**PROMPT**
Without the pictures, print the lines running from the beginning of the material to the line containing "c_ref = [8.5, 72]", both ends included.

########

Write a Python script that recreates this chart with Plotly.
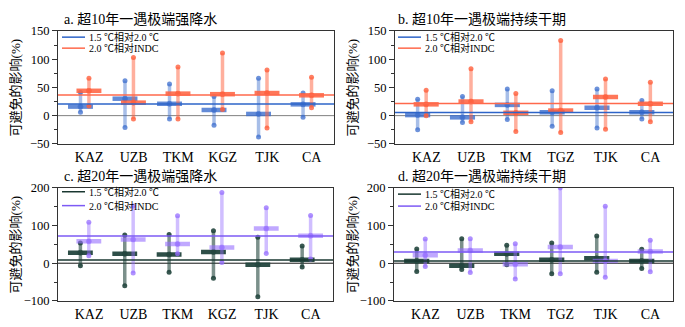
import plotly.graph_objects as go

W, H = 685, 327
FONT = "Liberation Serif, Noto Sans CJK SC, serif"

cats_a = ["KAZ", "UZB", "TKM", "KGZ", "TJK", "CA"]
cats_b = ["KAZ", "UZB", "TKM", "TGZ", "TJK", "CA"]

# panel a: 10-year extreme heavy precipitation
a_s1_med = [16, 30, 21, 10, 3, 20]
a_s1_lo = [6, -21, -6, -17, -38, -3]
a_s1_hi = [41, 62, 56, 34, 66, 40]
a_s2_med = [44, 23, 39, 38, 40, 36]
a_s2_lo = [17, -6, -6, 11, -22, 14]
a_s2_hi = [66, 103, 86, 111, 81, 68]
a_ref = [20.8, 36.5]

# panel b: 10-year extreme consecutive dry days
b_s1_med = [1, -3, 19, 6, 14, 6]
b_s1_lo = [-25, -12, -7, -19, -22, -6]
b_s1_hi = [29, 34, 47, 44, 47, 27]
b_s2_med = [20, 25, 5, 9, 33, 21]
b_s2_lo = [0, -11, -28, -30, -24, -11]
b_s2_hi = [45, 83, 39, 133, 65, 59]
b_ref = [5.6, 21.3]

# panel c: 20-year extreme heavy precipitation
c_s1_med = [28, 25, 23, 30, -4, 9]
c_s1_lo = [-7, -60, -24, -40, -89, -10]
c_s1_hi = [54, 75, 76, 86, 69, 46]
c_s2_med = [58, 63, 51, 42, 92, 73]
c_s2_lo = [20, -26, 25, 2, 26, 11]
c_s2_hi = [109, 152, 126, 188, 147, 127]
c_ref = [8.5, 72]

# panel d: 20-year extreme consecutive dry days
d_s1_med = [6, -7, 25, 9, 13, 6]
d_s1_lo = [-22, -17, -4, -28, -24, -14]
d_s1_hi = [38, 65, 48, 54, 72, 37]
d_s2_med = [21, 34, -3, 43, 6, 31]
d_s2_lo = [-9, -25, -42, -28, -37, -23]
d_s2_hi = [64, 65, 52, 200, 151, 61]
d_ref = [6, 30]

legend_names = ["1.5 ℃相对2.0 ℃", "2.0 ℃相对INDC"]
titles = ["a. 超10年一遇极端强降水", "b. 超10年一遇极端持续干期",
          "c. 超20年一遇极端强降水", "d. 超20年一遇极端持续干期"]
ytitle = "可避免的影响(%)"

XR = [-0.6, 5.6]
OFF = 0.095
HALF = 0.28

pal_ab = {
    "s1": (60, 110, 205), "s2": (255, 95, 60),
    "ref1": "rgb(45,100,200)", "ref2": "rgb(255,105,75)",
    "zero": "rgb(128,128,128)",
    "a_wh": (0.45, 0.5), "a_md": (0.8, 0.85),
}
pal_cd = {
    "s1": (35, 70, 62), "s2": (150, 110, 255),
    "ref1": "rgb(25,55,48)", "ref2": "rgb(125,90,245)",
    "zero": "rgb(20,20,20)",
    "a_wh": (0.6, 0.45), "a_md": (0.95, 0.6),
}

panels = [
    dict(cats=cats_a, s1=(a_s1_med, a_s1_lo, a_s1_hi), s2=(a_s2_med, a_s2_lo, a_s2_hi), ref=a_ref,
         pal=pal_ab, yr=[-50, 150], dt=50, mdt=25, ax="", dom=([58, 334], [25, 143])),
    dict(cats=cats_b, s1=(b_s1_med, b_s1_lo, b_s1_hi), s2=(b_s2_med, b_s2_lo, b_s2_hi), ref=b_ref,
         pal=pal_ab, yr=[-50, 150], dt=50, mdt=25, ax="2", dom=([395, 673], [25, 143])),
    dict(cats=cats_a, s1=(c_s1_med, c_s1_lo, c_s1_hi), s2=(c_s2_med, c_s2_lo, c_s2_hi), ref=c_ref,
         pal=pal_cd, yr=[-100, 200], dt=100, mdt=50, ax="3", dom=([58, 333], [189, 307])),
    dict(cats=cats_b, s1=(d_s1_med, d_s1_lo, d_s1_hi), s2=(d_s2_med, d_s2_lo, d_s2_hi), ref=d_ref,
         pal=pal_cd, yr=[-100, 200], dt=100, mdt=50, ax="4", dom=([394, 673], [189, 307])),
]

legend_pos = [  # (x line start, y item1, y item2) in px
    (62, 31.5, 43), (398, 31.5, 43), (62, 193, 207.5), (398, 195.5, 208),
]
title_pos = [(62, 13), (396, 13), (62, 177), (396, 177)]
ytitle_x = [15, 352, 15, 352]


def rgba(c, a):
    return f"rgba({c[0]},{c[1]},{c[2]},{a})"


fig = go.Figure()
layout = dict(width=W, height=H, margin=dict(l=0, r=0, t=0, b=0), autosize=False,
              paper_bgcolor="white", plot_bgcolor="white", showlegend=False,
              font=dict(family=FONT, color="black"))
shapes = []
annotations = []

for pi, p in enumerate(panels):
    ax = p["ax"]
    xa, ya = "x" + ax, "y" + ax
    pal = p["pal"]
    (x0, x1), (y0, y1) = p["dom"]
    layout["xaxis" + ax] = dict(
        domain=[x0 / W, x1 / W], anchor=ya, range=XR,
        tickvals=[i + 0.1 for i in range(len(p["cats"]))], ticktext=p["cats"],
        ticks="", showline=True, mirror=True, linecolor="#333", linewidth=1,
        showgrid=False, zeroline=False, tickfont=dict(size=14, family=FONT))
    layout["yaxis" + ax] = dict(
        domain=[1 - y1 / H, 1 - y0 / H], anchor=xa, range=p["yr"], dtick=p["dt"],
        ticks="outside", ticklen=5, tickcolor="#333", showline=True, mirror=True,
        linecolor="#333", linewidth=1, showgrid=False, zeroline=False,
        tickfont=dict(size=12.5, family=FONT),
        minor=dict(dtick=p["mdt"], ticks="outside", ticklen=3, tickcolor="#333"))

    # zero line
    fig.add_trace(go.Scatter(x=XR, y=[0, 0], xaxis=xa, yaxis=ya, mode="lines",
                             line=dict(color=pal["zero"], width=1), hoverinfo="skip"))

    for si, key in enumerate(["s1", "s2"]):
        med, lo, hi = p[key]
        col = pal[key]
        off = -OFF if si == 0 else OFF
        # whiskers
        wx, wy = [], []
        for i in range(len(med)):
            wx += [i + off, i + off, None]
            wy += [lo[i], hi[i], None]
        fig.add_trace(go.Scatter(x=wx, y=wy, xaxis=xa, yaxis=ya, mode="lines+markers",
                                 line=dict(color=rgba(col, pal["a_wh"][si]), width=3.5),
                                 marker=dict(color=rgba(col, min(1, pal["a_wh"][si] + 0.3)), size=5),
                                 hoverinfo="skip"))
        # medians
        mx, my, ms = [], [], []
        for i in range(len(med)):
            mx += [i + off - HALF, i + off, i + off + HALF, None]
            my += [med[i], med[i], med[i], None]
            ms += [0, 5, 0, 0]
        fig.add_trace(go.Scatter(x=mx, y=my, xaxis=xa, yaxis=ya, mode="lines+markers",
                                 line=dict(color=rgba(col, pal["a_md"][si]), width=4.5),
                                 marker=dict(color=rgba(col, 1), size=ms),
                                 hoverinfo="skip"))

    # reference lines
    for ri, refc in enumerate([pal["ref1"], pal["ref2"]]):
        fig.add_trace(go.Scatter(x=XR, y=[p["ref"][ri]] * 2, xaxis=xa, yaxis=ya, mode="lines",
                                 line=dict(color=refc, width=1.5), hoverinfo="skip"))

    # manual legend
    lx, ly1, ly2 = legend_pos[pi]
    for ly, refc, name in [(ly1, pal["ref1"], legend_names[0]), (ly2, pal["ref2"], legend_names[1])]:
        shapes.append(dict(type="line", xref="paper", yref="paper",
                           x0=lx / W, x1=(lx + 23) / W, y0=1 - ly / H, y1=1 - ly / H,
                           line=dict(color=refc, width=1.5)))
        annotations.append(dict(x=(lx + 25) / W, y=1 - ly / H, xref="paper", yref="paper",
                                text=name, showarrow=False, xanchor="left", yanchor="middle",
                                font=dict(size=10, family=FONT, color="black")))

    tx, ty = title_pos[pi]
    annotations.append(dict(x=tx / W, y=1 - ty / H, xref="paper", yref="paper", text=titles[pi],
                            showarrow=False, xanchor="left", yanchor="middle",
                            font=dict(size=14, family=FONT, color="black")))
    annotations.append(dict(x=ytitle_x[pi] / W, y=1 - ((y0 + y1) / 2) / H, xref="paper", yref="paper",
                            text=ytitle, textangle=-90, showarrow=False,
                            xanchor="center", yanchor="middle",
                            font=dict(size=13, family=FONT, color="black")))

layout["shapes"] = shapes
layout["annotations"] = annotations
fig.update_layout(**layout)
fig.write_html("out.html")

########

**REPLY**
Write a Python script that recreates this chart with Plotly.
import plotly.graph_objects as go

W, H = 685, 327
FONT = "Liberation Serif, Noto Sans CJK SC, serif"

cats_a = ["KAZ", "UZB", "TKM", "KGZ", "TJK", "CA"]
cats_b = ["KAZ", "UZB", "TKM", "TGZ", "TJK", "CA"]

# panel a: 10-year extreme heavy precipitation
a_s1_med = [16, 30, 21, 10, 3, 20]
a_s1_lo = [6, -21, -6, -17, -38, -3]
a_s1_hi = [41, 62, 56, 34, 66, 40]
a_s2_med = [44, 23, 39, 38, 40, 36]
a_s2_lo = [17, -6, -6, 11, -22, 14]
a_s2_hi = [66, 103, 86, 111, 81, 68]
a_ref = [20.8, 36.5]

# panel b: 10-year extreme consecutive dry days
b_s1_med = [1, -3, 19, 6, 14, 6]
b_s1_lo = [-25, -12, -7, -19, -22, -6]
b_s1_hi = [29, 34, 47, 44, 47, 27]
b_s2_med = [20, 25, 5, 9, 33, 21]
b_s2_lo = [0, -11, -28, -30, -24, -11]
b_s2_hi = [45, 83, 39, 133, 65, 59]
b_ref = [5.6, 21.3]

# panel c: 20-year extreme heavy precipitation
c_s1_med = [28, 25, 23, 30, -4, 9]
c_s1_lo = [-7, -60, -24, -40, -89, -10]
c_s1_hi = [54, 75, 76, 86, 69, 46]
c_s2_med = [58, 63, 51, 42, 92, 73]
c_s2_lo = [20, -26, 25, 2, 26, 11]
c_s2_hi = [109, 152, 126, 188, 147, 127]
c_ref = [8.5, 72]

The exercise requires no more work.